• [Data extract]:
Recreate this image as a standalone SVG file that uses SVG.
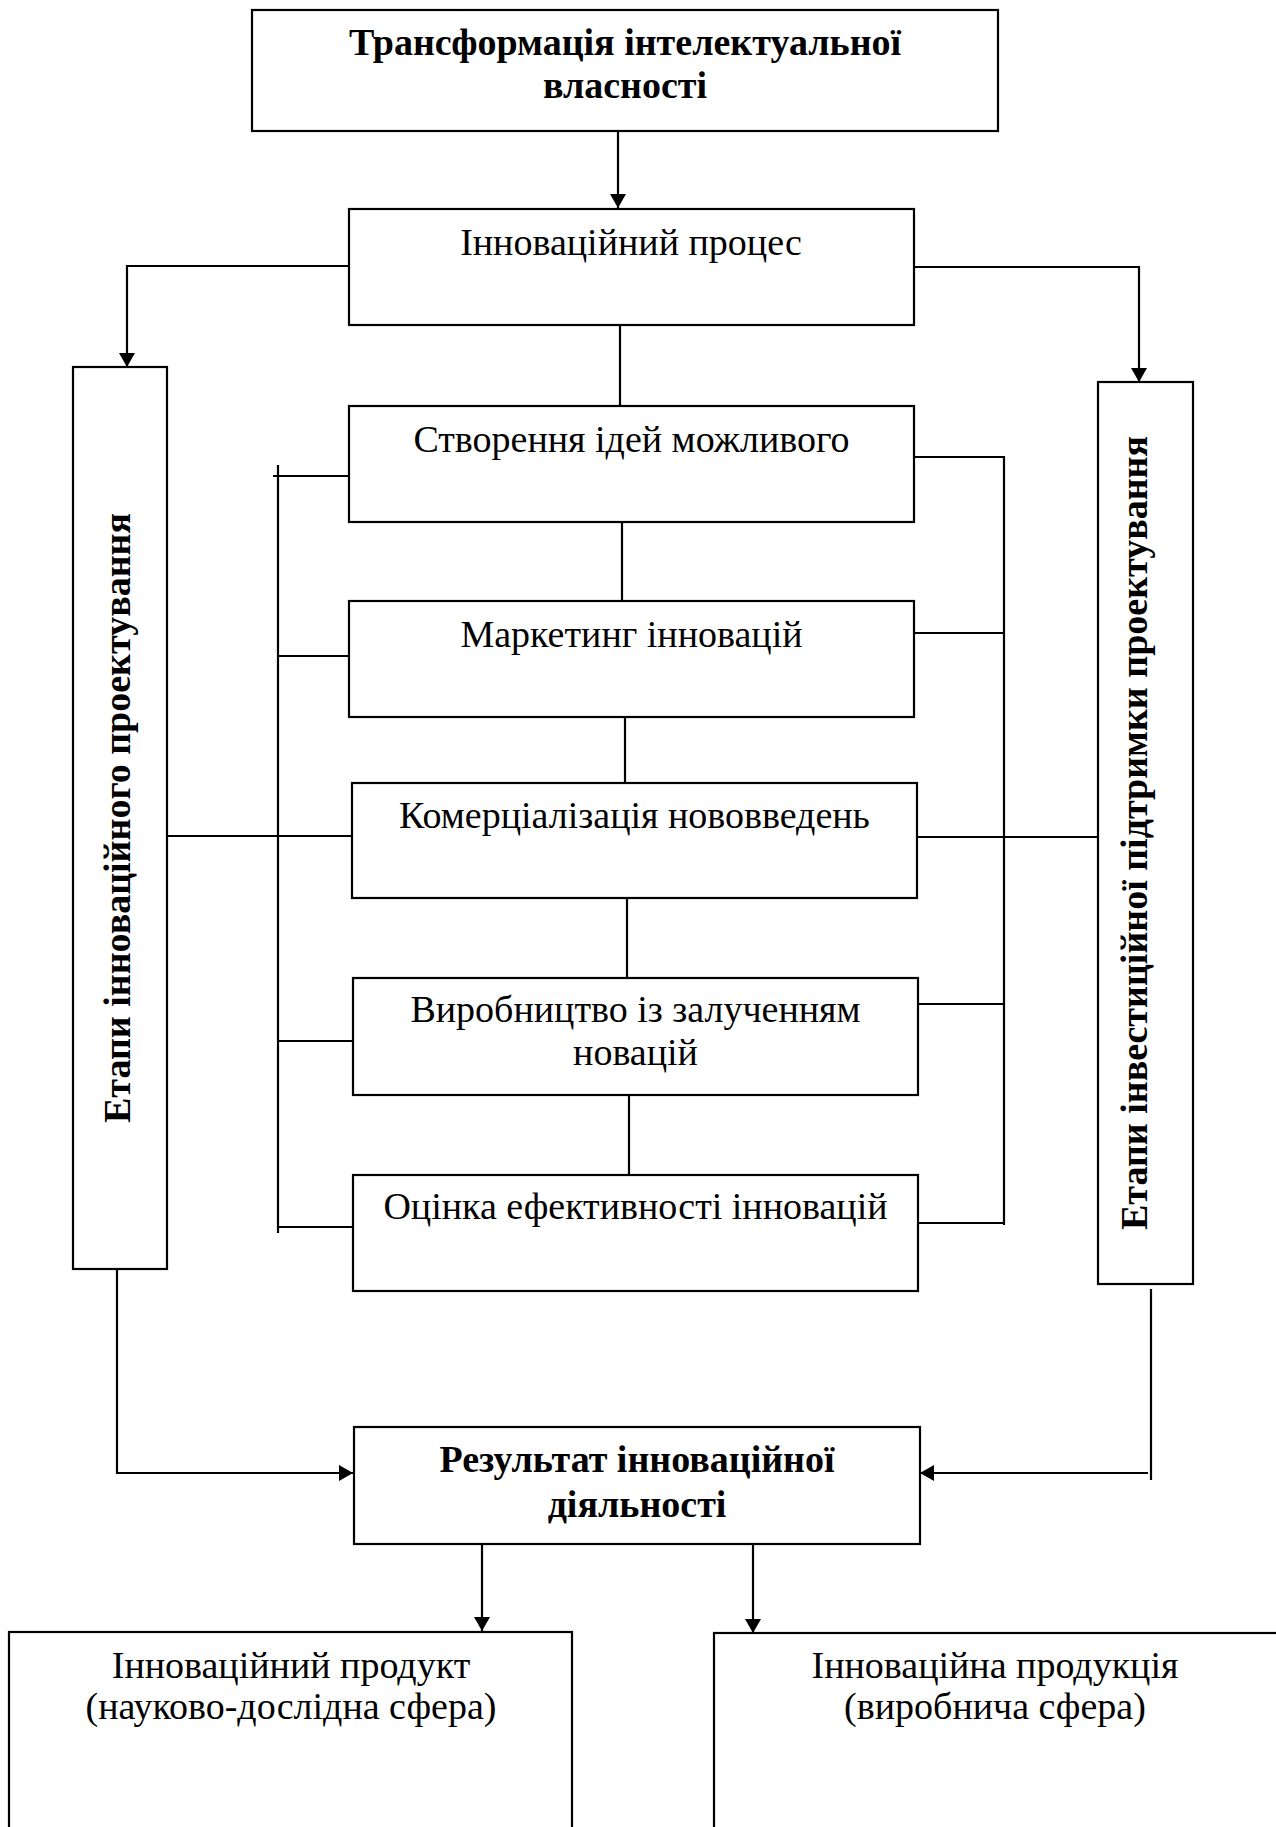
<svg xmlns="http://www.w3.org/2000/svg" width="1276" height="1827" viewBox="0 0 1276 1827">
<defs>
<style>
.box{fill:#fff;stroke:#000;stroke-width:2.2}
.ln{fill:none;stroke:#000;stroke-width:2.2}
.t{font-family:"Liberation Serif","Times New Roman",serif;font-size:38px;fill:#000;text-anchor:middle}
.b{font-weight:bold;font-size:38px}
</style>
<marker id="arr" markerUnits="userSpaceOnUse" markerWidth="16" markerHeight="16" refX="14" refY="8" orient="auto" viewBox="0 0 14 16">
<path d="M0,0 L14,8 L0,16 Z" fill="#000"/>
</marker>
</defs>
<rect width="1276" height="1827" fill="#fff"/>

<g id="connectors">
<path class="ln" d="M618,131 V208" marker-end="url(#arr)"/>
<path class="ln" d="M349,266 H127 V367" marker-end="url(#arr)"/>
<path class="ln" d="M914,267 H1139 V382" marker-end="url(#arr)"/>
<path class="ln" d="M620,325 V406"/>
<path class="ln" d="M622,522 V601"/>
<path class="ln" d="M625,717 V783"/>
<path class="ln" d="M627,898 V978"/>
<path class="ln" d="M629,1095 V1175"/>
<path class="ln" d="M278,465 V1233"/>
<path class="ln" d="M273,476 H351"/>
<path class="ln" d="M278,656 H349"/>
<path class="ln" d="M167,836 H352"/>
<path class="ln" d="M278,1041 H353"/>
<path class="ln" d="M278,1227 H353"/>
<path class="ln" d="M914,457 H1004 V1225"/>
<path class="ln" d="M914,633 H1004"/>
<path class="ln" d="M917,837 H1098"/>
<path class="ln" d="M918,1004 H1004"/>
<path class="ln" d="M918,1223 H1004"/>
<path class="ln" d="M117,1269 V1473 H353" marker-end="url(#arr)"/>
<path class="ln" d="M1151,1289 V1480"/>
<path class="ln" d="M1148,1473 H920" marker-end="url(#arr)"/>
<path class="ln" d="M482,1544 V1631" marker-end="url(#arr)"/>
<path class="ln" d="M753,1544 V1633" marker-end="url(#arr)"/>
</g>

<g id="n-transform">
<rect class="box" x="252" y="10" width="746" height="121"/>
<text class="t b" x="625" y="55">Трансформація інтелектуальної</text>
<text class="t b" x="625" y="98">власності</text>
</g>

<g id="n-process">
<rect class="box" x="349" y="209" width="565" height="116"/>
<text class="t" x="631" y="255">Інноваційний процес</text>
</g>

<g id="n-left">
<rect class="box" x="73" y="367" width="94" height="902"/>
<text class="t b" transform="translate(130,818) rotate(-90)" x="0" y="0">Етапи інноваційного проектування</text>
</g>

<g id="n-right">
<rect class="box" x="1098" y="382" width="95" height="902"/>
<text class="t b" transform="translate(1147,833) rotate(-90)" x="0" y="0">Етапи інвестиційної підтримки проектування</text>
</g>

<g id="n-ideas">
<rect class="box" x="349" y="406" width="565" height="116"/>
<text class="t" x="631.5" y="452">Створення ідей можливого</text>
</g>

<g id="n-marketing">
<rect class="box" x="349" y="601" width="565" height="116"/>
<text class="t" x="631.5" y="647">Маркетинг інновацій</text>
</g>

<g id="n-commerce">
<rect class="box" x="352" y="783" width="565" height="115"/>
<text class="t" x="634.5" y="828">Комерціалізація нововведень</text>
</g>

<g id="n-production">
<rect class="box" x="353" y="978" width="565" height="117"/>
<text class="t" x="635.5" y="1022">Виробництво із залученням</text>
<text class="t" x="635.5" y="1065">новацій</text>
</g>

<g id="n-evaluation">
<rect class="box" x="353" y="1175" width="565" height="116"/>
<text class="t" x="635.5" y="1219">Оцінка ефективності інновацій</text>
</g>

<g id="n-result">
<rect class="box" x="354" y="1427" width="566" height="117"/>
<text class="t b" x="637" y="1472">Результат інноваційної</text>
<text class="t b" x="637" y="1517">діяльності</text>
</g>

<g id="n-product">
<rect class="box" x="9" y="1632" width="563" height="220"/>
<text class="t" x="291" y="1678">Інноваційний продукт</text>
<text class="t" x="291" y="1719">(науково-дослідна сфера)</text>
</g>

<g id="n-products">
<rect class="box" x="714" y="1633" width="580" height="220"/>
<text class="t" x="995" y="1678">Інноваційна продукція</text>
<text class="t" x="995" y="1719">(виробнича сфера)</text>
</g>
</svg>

• [Given request]: Your task is to reproduce all of the material exactly. The pictures stay out.

• [Answer to this problem]:
Recreate this image as a standalone SVG file that uses SVG.
<svg xmlns="http://www.w3.org/2000/svg" width="1276" height="1827" viewBox="0 0 1276 1827">
<defs>
<style>
.box{fill:#fff;stroke:#000;stroke-width:2.2}
.ln{fill:none;stroke:#000;stroke-width:2.2}
.t{font-family:"Liberation Serif","Times New Roman",serif;font-size:38px;fill:#000;text-anchor:middle}
.b{font-weight:bold;font-size:38px}
</style>
<marker id="arr" markerUnits="userSpaceOnUse" markerWidth="16" markerHeight="16" refX="14" refY="8" orient="auto" viewBox="0 0 14 16">
<path d="M0,0 L14,8 L0,16 Z" fill="#000"/>
</marker>
</defs>
<rect width="1276" height="1827" fill="#fff"/>

<g id="connectors">
<path class="ln" d="M618,131 V208" marker-end="url(#arr)"/>
<path class="ln" d="M349,266 H127 V367" marker-end="url(#arr)"/>
<path class="ln" d="M914,267 H1139 V382" marker-end="url(#arr)"/>
<path class="ln" d="M620,325 V406"/>
<path class="ln" d="M622,522 V601"/>
<path class="ln" d="M625,717 V783"/>
<path class="ln" d="M627,898 V978"/>
<path class="ln" d="M629,1095 V1175"/>
<path class="ln" d="M278,465 V1233"/>
<path class="ln" d="M273,476 H351"/>
<path class="ln" d="M278,656 H349"/>
<path class="ln" d="M167,836 H352"/>
<path class="ln" d="M278,1041 H353"/>
<path class="ln" d="M278,1227 H353"/>
<path class="ln" d="M914,457 H1004 V1225"/>
<path class="ln" d="M914,633 H1004"/>
<path class="ln" d="M917,837 H1098"/>
<path class="ln" d="M918,1004 H1004"/>
<path class="ln" d="M918,1223 H1004"/>
<path class="ln" d="M117,1269 V1473 H353" marker-end="url(#arr)"/>
<path class="ln" d="M1151,1289 V1480"/>
<path class="ln" d="M1148,1473 H920" marker-end="url(#arr)"/>
<path class="ln" d="M482,1544 V1631" marker-end="url(#arr)"/>
<path class="ln" d="M753,1544 V1633" marker-end="url(#arr)"/>
</g>

<g id="n-transform">
<rect class="box" x="252" y="10" width="746" height="121"/>
<text class="t b" x="625" y="55">Трансформація інтелектуальної</text>
<text class="t b" x="625" y="98">власності</text>
</g>

<g id="n-process">
<rect class="box" x="349" y="209" width="565" height="116"/>
<text class="t" x="631" y="255">Інноваційний процес</text>
</g>

<g id="n-left">
<rect class="box" x="73" y="367" width="94" height="902"/>
<text class="t b" transform="translate(130,818) rotate(-90)" x="0" y="0">Етапи інноваційного проектування</text>
</g>

<g id="n-right">
<rect class="box" x="1098" y="382" width="95" height="902"/>
<text class="t b" transform="translate(1147,833) rotate(-90)" x="0" y="0">Етапи інвестиційної підтримки проектування</text>
</g>

<g id="n-ideas">
<rect class="box" x="349" y="406" width="565" height="116"/>
<text class="t" x="631.5" y="452">Створення ідей можливого</text>
</g>

<g id="n-marketing">
<rect class="box" x="349" y="601" width="565" height="116"/>
<text class="t" x="631.5" y="647">Маркетинг інновацій</text>
</g>

<g id="n-commerce">
<rect class="box" x="352" y="783" width="565" height="115"/>
<text class="t" x="634.5" y="828">Комерціалізація нововведень</text>
</g>

<g id="n-production">
<rect class="box" x="353" y="978" width="565" height="117"/>
<text class="t" x="635.5" y="1022">Виробництво із залученням</text>
<text class="t" x="635.5" y="1065">новацій</text>
</g>

<g id="n-evaluation">
<rect class="box" x="353" y="1175" width="565" height="116"/>
<text class="t" x="635.5" y="1219">Оцінка ефективності інновацій</text>
</g>

<g id="n-result">
<rect class="box" x="354" y="1427" width="566" height="117"/>
<text class="t b" x="637" y="1472">Результат інноваційної</text>
<text class="t b" x="637" y="1517">діяльності</text>
</g>

<g id="n-product">
<rect class="box" x="9" y="1632" width="563" height="220"/>
<text class="t" x="291" y="1678">Інноваційний продукт</text>
<text class="t" x="291" y="1719">(науково-дослідна сфера)</text>
</g>

<g id="n-products">
<rect class="box" x="714" y="1633" width="580" height="220"/>
<text class="t" x="995" y="1678">Інноваційна продукція</text>
<text class="t" x="995" y="1719">(виробнича сфера)</text>
</g>
</svg>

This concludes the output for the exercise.